Data section:
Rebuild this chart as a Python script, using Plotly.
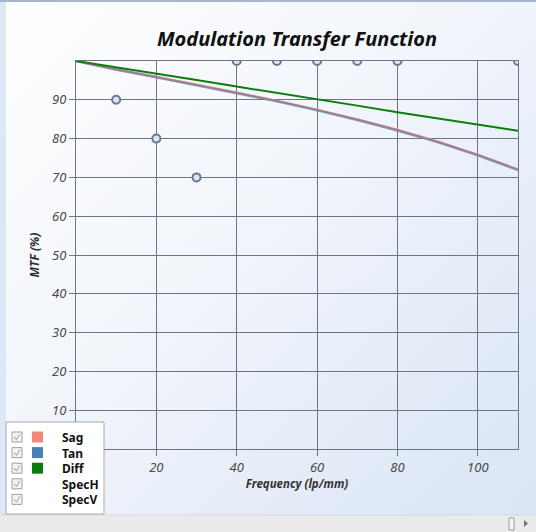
import plotly.graph_objects as go

# --- data ---
freq = [0, 10, 20, 30, 40, 50, 60, 70, 80, 90, 100, 110]
mtf_sag = [100, 97.8, 95.9, 93.9, 91.8, 89.7, 87.4, 84.9, 82.2, 79.2, 75.8, 72.0]
mtf_tan = [100, 97.8, 95.8, 93.8, 91.7, 89.6, 87.3, 84.8, 82.1, 79.1, 75.7, 71.9]
mtf_diff = [100, 98.4, 96.8, 95.1, 93.4, 91.8, 90.1, 88.5, 86.8, 85.2, 83.5, 82.0]

spec_h_x = [10, 20, 30]
spec_h_y = [90, 80, 70]
spec_v_x = [40, 50, 60, 70, 80, 110]
spec_v_y = [100, 100, 100, 100, 100, 100]

legend_names = ["Sag", "Tan", "Diff", "SpecH", "SpecV"]
legend_colors = ["#f4877b", "#4682b4", "#0a7d0a", None, None]

x_ticks = [20, 40, 60, 80, 100]
y_ticks = [10, 20, 30, 40, 50, 60, 70, 80, 90]

W, H = 536, 532
L, R, T, B = 76, 18, 61, 83
PW, PH = W - L - R, H - T - B
FONT = "Noto Sans, Open Sans, sans-serif"
GRID = "#6e7584"
PLOT_BG = "#dbe5f5"


def px(x):
    return (x - L) / PW


def py(y):
    return (H - B - y) / PH


fig = go.Figure()

fig.add_trace(go.Scatter(x=freq, y=mtf_sag, name="Sag", mode="lines",
                         line=dict(color="#f4877b", width=2.5)))
fig.add_trace(go.Scatter(x=freq, y=mtf_tan, name="Tan", mode="lines",
                         line=dict(color="rgba(70,130,180,0.55)", width=2.5)))
fig.add_trace(go.Scatter(x=freq, y=mtf_diff, name="Diff", mode="lines",
                         line=dict(color="#0a7d0a", width=2)))

marker_style = dict(symbol="circle", size=8, color=PLOT_BG,
                    line=dict(color="#6c7892", width=2))
fig.add_trace(go.Scatter(x=spec_h_x, y=spec_h_y, name="SpecH", mode="markers",
                         marker=marker_style))
fig.add_trace(go.Scatter(x=spec_v_x, y=spec_v_y, name="SpecV", mode="markers",
                         marker=marker_style))

# background gradient (svg data uri, no network needed)
svg = ("data:image/svg+xml;utf8,<svg xmlns='http://www.w3.org/2000/svg' width='536' height='532'>"
       "<defs><linearGradient id='g' x1='0' y1='0' x2='1' y2='1'>"
       "<stop offset='0' stop-color='%23ffffff'/><stop offset='0.45' stop-color='%23f1f5fb'/>"
       "<stop offset='1' stop-color='%23d9e4f5'/></linearGradient></defs>"
       "<rect width='536' height='532' fill='url(%23g)'/></svg>")
fig.add_layout_image(dict(source=svg, xref="paper", yref="paper",
                          x=px(0), y=py(0), sizex=W / PW, sizey=H / PH,
                          xanchor="left", yanchor="top", sizing="stretch", layer="below"))

shapes = []
# window chrome: top border, left strip, bottom scrollbar
shapes.append(dict(type="rect", xref="paper", yref="paper", x0=px(0), x1=px(W), y0=py(0), y1=py(2),
                   fillcolor="#a7b6cc", line=dict(width=0), layer="below"))
shapes.append(dict(type="rect", xref="paper", yref="paper", x0=px(0), x1=px(6), y0=py(2), y1=py(515),
                   fillcolor="#dde7f5", line=dict(width=0), layer="below"))
shapes.append(dict(type="rect", xref="paper", yref="paper", x0=px(0), x1=px(W), y0=py(515), y1=py(H),
                   fillcolor="#ebebeb", line=dict(width=0), layer="above"))
shapes.append(dict(type="line", xref="paper", yref="paper", x0=px(0), x1=px(W), y0=py(515), y1=py(515),
                   line=dict(color="#d8d8d8", width=1), layer="above"))
shapes.append(dict(type="rect", xref="paper", yref="paper", x0=px(509), x1=px(514), y0=py(518), y1=py(530),
                   fillcolor="#f6f6f6", line=dict(color="#9a9a9a", width=1), layer="above"))
shapes.append(dict(type="path", xref="paper", yref="paper",
                   path=f"M {px(524)} {py(520)} L {px(524)} {py(527)} L {px(528)} {py(523.5)} Z",
                   fillcolor="#707070", line=dict(width=0), layer="above"))

# legend box drawn by hand (checkboxes + square swatches)
shapes.append(dict(type="rect", xref="paper", yref="paper", x0=px(6), x1=px(104), y0=py(422), y1=py(514),
                   fillcolor="white", line=dict(color="#a8a8a8", width=1), layer="above"))
ROW0, ROW_STEP = 437, 15.6
for i, col in enumerate(legend_colors):
    yc = ROW0 + i * ROW_STEP
    shapes.append(dict(type="rect", xref="paper", yref="paper", x0=px(12), x1=px(22),
                       y0=py(yc - 5), y1=py(yc + 5), fillcolor="#f4f4f4",
                       line=dict(color="#a0a0a0", width=1), layer="above"))
    shapes.append(dict(type="path", xref="paper", yref="paper",
                       path=f"M {px(14)} {py(yc)} L {px(16.5)} {py(yc + 2.5)} L {px(20)} {py(yc - 3)}",
                       line=dict(color="#b4b4b4", width=1.2), layer="above"))
    if col:
        shapes.append(dict(type="rect", xref="paper", yref="paper", x0=px(32), x1=px(43),
                           y0=py(yc - 5.5), y1=py(yc + 5.5), fillcolor=col,
                           line=dict(width=0), layer="above"))
# labels as one block so the rows share plotly's line spacing (1.3em -> 15.6px at 12px)
annotations = [dict(x=px(61), y=py(ROW0 + 2 * ROW_STEP), xref="paper", yref="paper",
                    text="<br>".join(f"<b>{n}</b>" for n in legend_names), align="left",
                    showarrow=False, borderpad=0,
                    font=dict(family=FONT, size=12, color="#111111"),
                    xanchor="left", yanchor="middle")]

fig.update_layout(
    width=W, height=H,
    margin=dict(l=L, r=R, t=T, b=B),
    paper_bgcolor="#eef3fa",
    plot_bgcolor=PLOT_BG,
    showlegend=False,
    font=dict(family=FONT),
    title=dict(text="Modulation Transfer Function", x=0.5, xref="paper", xanchor="center",
               y=1 - 39 / H, yref="container", yanchor="middle",
               font=dict(family=FONT, size=20, color="#111111", weight="bold", style="italic")),
    shapes=shapes,
    annotations=annotations,
)

axis_common = dict(showgrid=True, gridcolor=GRID, gridwidth=1, zeroline=False,
                   showline=True, linecolor=GRID, linewidth=1, mirror=True,
                   ticks="outside", ticklen=6, tickcolor=GRID,
                   tickfont=dict(family=FONT, size=13, color="#4a4a4a", style="italic"))
fig.update_xaxes(range=[0, 110], tickvals=x_ticks, **axis_common,
                 title=dict(text="Frequency (lp/mm)", standoff=5,
                            font=dict(family=FONT, size=11.5, color="#333333", weight="bold", style="italic")))
fig.update_yaxes(range=[0, 100], tickvals=y_ticks, **axis_common,
                 title=dict(text="MTF (%)", standoff=9,
                            font=dict(family=FONT, size=12, color="#333333", weight="bold", style="italic")))

# the page body has a default 8px margin; drop it so the figure sits at the window's corner
fig.write_html("out.html", config={"displayModeBar": False},
               post_script="document.body.style.margin='0';")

Challenge:
Without the pictures, return the listing above from its first line through the line that has "spec_v_y = [100, 100, 100, 100, 100, 100]".

Full solution:
Rebuild this chart as a Python script, using Plotly.
import plotly.graph_objects as go

# --- data ---
freq = [0, 10, 20, 30, 40, 50, 60, 70, 80, 90, 100, 110]
mtf_sag = [100, 97.8, 95.9, 93.9, 91.8, 89.7, 87.4, 84.9, 82.2, 79.2, 75.8, 72.0]
mtf_tan = [100, 97.8, 95.8, 93.8, 91.7, 89.6, 87.3, 84.8, 82.1, 79.1, 75.7, 71.9]
mtf_diff = [100, 98.4, 96.8, 95.1, 93.4, 91.8, 90.1, 88.5, 86.8, 85.2, 83.5, 82.0]

spec_h_x = [10, 20, 30]
spec_h_y = [90, 80, 70]
spec_v_x = [40, 50, 60, 70, 80, 110]
spec_v_y = [100, 100, 100, 100, 100, 100]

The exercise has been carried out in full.